Infiltrations (the Unification Church and the American Nazi Party were the two most daring and involved)
Sometimes, types of events were conjoined, such as the "infiltration" of the National Speleological Society undertaken in 1979. Club members converged on the NSS monthly confab at the Palo Alto Grotto, wanting to join. NSS members soon determined something was a bit odd about the new recruits. The two groups ended up working together on several extreme expedition caving trips, the most prominent being a two-week trip to Sótano de las Golondrinas in Central Mexico, the deepest free pit cave in the world.
The Suicide Club was probably best known at the time for its bridge climbing exploits.
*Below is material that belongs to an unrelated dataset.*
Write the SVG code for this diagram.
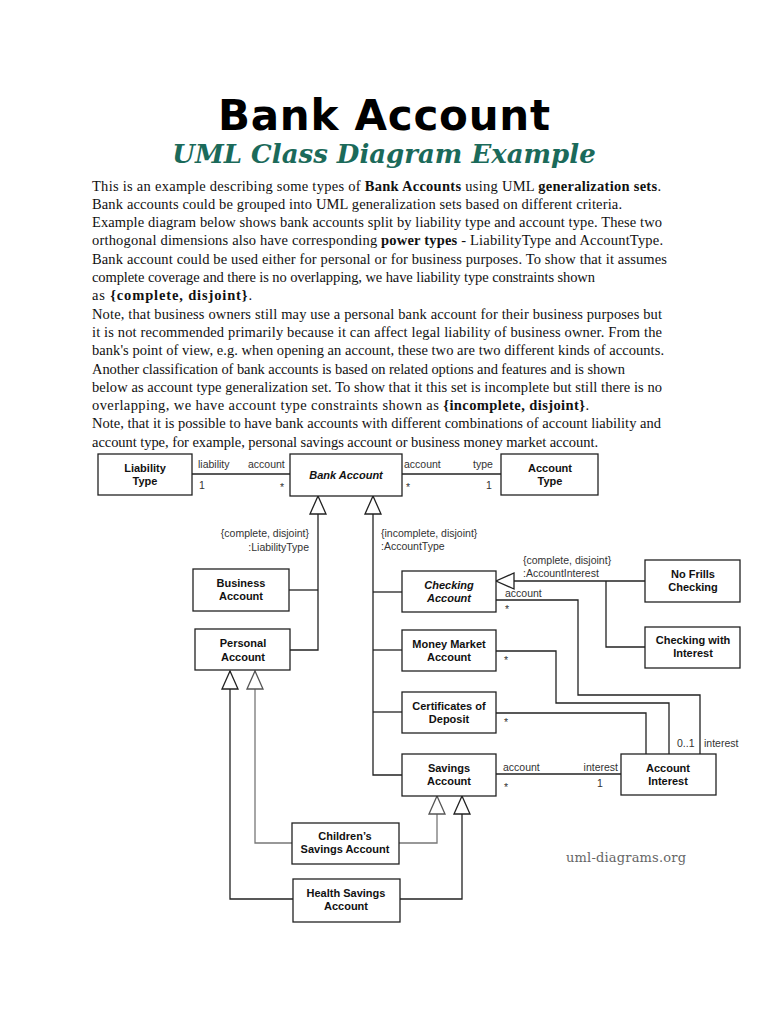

The Club, though secretive during its lifespan, influenced many future cultural and artistic endeavors. The Billboard Liberation Front began as a Suicide Club event hosted by Gary Warne in 1977. Some of the events were illegal, and the club had a code phrase they used in newsletters “ID Required”, which denoted an illegal event.
Author Don Herron's Dashiell Hammett Walking Tour, the longest lived literary tour in America began in the Suicide Club in 1977. The Chinese New Years Treasure Hunt was created by Gary Warne and Rick Lasky in 1977 and continues (albeit in a different form) to this day. The Cacophony Society was founded by ex Suicide Clubbers in 1986. Members of the Cacophony Society organized San Francisco's first SantaCon, adopted later and spread throughout the world by the Cacophony Society. There are now Cacophony Societies throughout the world. The "leave no trace" mantra of Burning Man was borrowed from the Suicide Club and the philosophy of Warne. The urban exploration exploits of the club have inspired others, such as Julia Solis to explore on their own and document their discoveries.
Gary Warne died on Thanksgiving Day, 1983 of a phlebitis induced heart attack. His ashes were, in part, scattered from high above the Golden Gate Bridge, as was his wish. John Law also took some and painted them into the bridge itself, forever making Gary a part of the structure he loved to climb. Finally, some ashes were reserved, and given out in small vials to a select group of friends.